What the exercise asks:
Output the material word for word. Leave each picture out.

Raw data:

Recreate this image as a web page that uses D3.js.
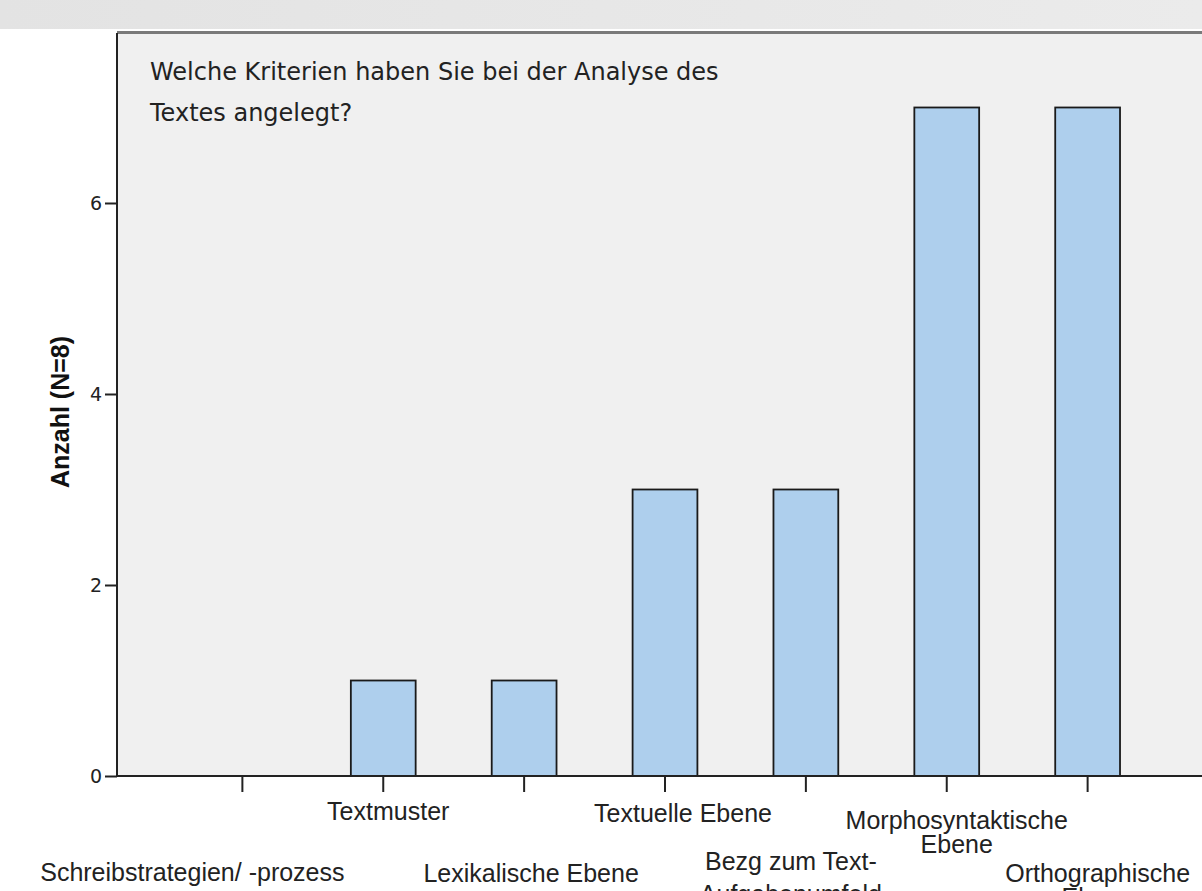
<!DOCTYPE html>
<html><head><meta charset="utf-8">
<script src="https://cdn.jsdelivr.net/npm/d3@7"></script>
<style>html,body{margin:0;padding:0;background:#fff;overflow:hidden}</style>
</head><body>
<script>
const categories = [
  ["Schreibstrategien/ -prozess"],
  ["Textmuster"],
  ["Lexikalische Ebene"],
  ["Textuelle Ebene"],
  ["Bezg zum Text-", "Aufgabenumfeld"],
  ["Morphosyntaktische", "Ebene"],
  ["Orthographische", "Ebene"]
];
const counts = [0, 1, 1, 3, 3, 7, 7];
const yTicks = [0, 2, 4, 6];
const titleLines = ["Welche Kriterien haben Sie bei der Analyse des", "Textes angelegt?"];
const yLabel = "Anzahl (N=8)";

const W = 1202, H = 891;
const plot = {left: 117, top: 33, right: 1213, bottom: 776};
const font = "'Liberation Sans', Arial, sans-serif";
const titleFont = "'DejaVu Sans', Verdana, sans-serif";
// layout of the staggered category labels (horizontal nudge, first baseline, line gap)
const labelNudge = [-50, 5, 7, 18, -15, 10, 10];
const labelBase = [881, 820, 882, 822, 870, 829, 882];
const labelGap = [0, 0, 0, 0, 33, 24, 24];

const svg = d3.select("body").append("svg").attr("width", W).attr("height", H);
const defs = svg.append("defs");
const g = defs.append("linearGradient").attr("id", "topbar").attr("x1", 0).attr("x2", 1);
g.append("stop").attr("offset", 0).attr("stop-color", "#e3e3e3");
g.append("stop").attr("offset", 1).attr("stop-color", "#ebebeb");
svg.append("rect").attr("x", 0).attr("y", 0).attr("width", W).attr("height", 29).attr("fill", "url(#topbar)");

const keys = categories.map(c => c.join(" "));
const x = d3.scaleBand().domain(keys).range([plot.left, plot.right]).paddingInner(0.54).paddingOuter(0.66);
const y = d3.scaleLinear().domain([0, 7.78]).range([plot.bottom, plot.top]);

// plot background
svg.append("rect").attr("x", plot.left).attr("y", plot.top).attr("width", plot.right - plot.left).attr("height", plot.bottom - plot.top).attr("fill", "#f0f0f0");
svg.append("line").attr("x1", plot.left).attr("x2", W).attr("y1", plot.top - 0.5).attr("y2", plot.top - 0.5).attr("stroke", "#7a7a7a").attr("stroke-width", 3);

// title
svg.append("g").selectAll("text").data(titleLines).join("text")
  .attr("x", 150).attr("y", (d, i) => 80 + i * 41)
  .attr("font-family", titleFont).attr("font-size", 24).attr("fill", "#222").text(d => d);

// bars
const barData = counts.map((v, i) => ({k: keys[i], v})).filter(d => d.v > 0);
svg.append("g").selectAll("rect").data(barData)
  .join("rect")
  .attr("x", d => x(d.k)).attr("width", x.bandwidth())
  .attr("y", d => y(d.v)).attr("height", d => y(0) - y(d.v))
  .attr("fill", "#aecfed").attr("stroke", "#1a1a1a").attr("stroke-width", 1.8);

// y axis
const ya = svg.append("g").attr("transform", `translate(${plot.left},0)`)
  .call(d3.axisLeft(y).tickValues(yTicks).tickSize(12).tickPadding(3).tickFormat(d3.format("d")));
ya.select(".domain").attr("stroke", "#222").attr("stroke-width", 2).attr("d", `M0,${plot.top}V${plot.bottom}`);
ya.selectAll(".tick line").attr("stroke", "#222").attr("stroke-width", 2);
ya.selectAll(".tick text").attr("font-family", titleFont).attr("font-size", 19).attr("fill", "#222");

// x axis
const xa = svg.append("g").attr("transform", `translate(0,${plot.bottom})`)
  .call(d3.axisBottom(x).tickSize(16).tickFormat(""));
xa.select(".domain").attr("stroke", "#222").attr("stroke-width", 2).attr("d", `M${plot.left},0H${W}`);
xa.selectAll(".tick line").attr("stroke", "#222").attr("stroke-width", 2);

// category labels, staggered
const lab = svg.append("g");
categories.forEach((lines, i) => {
  const cx = x(keys[i]) + x.bandwidth() / 2 + labelNudge[i];
  const t = lab.append("text").attr("font-family", font).attr("font-size", 25).attr("fill", "#222")
    .attr("text-anchor", "middle");
  lines.forEach((s, j) => t.append("tspan").attr("x", cx).attr("y", labelBase[i] + j * labelGap[i]).text(s));
});

// y label
svg.append("text").attr("transform", `translate(69,412) rotate(-90)`)
  .attr("text-anchor", "middle").attr("font-family", font).attr("font-size", 25)
  .attr("font-weight", "bold").attr("fill", "#111").text(yLabel);
</script>
</body></html>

Answer to the problem:
Recreate this image as a web page that uses D3.js.
<!DOCTYPE html>
<html><head><meta charset="utf-8">
<script src="https://cdn.jsdelivr.net/npm/d3@7"></script>
<style>html,body{margin:0;padding:0;background:#fff;overflow:hidden}</style>
</head><body>
<script>
const categories = [
  ["Schreibstrategien/ -prozess"],
  ["Textmuster"],
  ["Lexikalische Ebene"],
  ["Textuelle Ebene"],
  ["Bezg zum Text-", "Aufgabenumfeld"],
  ["Morphosyntaktische", "Ebene"],
  ["Orthographische", "Ebene"]
];
const counts = [0, 1, 1, 3, 3, 7, 7];
const yTicks = [0, 2, 4, 6];
const titleLines = ["Welche Kriterien haben Sie bei der Analyse des", "Textes angelegt?"];
const yLabel = "Anzahl (N=8)";

const W = 1202, H = 891;
const plot = {left: 117, top: 33, right: 1213, bottom: 776};
const font = "'Liberation Sans', Arial, sans-serif";
const titleFont = "'DejaVu Sans', Verdana, sans-serif";
// layout of the staggered category labels (horizontal nudge, first baseline, line gap)
const labelNudge = [-50, 5, 7, 18, -15, 10, 10];
const labelBase = [881, 820, 882, 822, 870, 829, 882];
const labelGap = [0, 0, 0, 0, 33, 24, 24];

const svg = d3.select("body").append("svg").attr("width", W).attr("height", H);
const defs = svg.append("defs");
const g = defs.append("linearGradient").attr("id", "topbar").attr("x1", 0).attr("x2", 1);
g.append("stop").attr("offset", 0).attr("stop-color", "#e3e3e3");
g.append("stop").attr("offset", 1).attr("stop-color", "#ebebeb");
svg.append("rect").attr("x", 0).attr("y", 0).attr("width", W).attr("height", 29).attr("fill", "url(#topbar)");

const keys = categories.map(c => c.join(" "));
const x = d3.scaleBand().domain(keys).range([plot.left, plot.right]).paddingInner(0.54).paddingOuter(0.66);
const y = d3.scaleLinear().domain([0, 7.78]).range([plot.bottom, plot.top]);

// plot background
svg.append("rect").attr("x", plot.left).attr("y", plot.top).attr("width", plot.right - plot.left).attr("height", plot.bottom - plot.top).attr("fill", "#f0f0f0");
svg.append("line").attr("x1", plot.left).attr("x2", W).attr("y1", plot.top - 0.5).attr("y2", plot.top - 0.5).attr("stroke", "#7a7a7a").attr("stroke-width", 3);

// title
svg.append("g").selectAll("text").data(titleLines).join("text")
  .attr("x", 150).attr("y", (d, i) => 80 + i * 41)
  .attr("font-family", titleFont).attr("font-size", 24).attr("fill", "#222").text(d => d);

// bars
const barData = counts.map((v, i) => ({k: keys[i], v})).filter(d => d.v > 0);
svg.append("g").selectAll("rect").data(barData)
  .join("rect")
  .attr("x", d => x(d.k)).attr("width", x.bandwidth())
  .attr("y", d => y(d.v)).attr("height", d => y(0) - y(d.v))
  .attr("fill", "#aecfed").attr("stroke", "#1a1a1a").attr("stroke-width", 1.8);

// y axis
const ya = svg.append("g").attr("transform", `translate(${plot.left},0)`)
  .call(d3.axisLeft(y).tickValues(yTicks).tickSize(12).tickPadding(3).tickFormat(d3.format("d")));
ya.select(".domain").attr("stroke", "#222").attr("stroke-width", 2).attr("d", `M0,${plot.top}V${plot.bottom}`);
ya.selectAll(".tick line").attr("stroke", "#222").attr("stroke-width", 2);
ya.selectAll(".tick text").attr("font-family", titleFont).attr("font-size", 19).attr("fill", "#222");

// x axis
const xa = svg.append("g").attr("transform", `translate(0,${plot.bottom})`)
  .call(d3.axisBottom(x).tickSize(16).tickFormat(""));
xa.select(".domain").attr("stroke", "#222").attr("stroke-width", 2).attr("d", `M${plot.left},0H${W}`);
xa.selectAll(".tick line").attr("stroke", "#222").attr("stroke-width", 2);

// category labels, staggered
const lab = svg.append("g");
categories.forEach((lines, i) => {
  const cx = x(keys[i]) + x.bandwidth() / 2 + labelNudge[i];
  const t = lab.append("text").attr("font-family", font).attr("font-size", 25).attr("fill", "#222")
    .attr("text-anchor", "middle");
  lines.forEach((s, j) => t.append("tspan").attr("x", cx).attr("y", labelBase[i] + j * labelGap[i]).text(s));
});

// y label
svg.append("text").attr("transform", `translate(69,412) rotate(-90)`)
  .attr("text-anchor", "middle").attr("font-family", font).attr("font-size", 25)
  .attr("font-weight", "bold").attr("fill", "#111").text(yLabel);
</script>
</body></html>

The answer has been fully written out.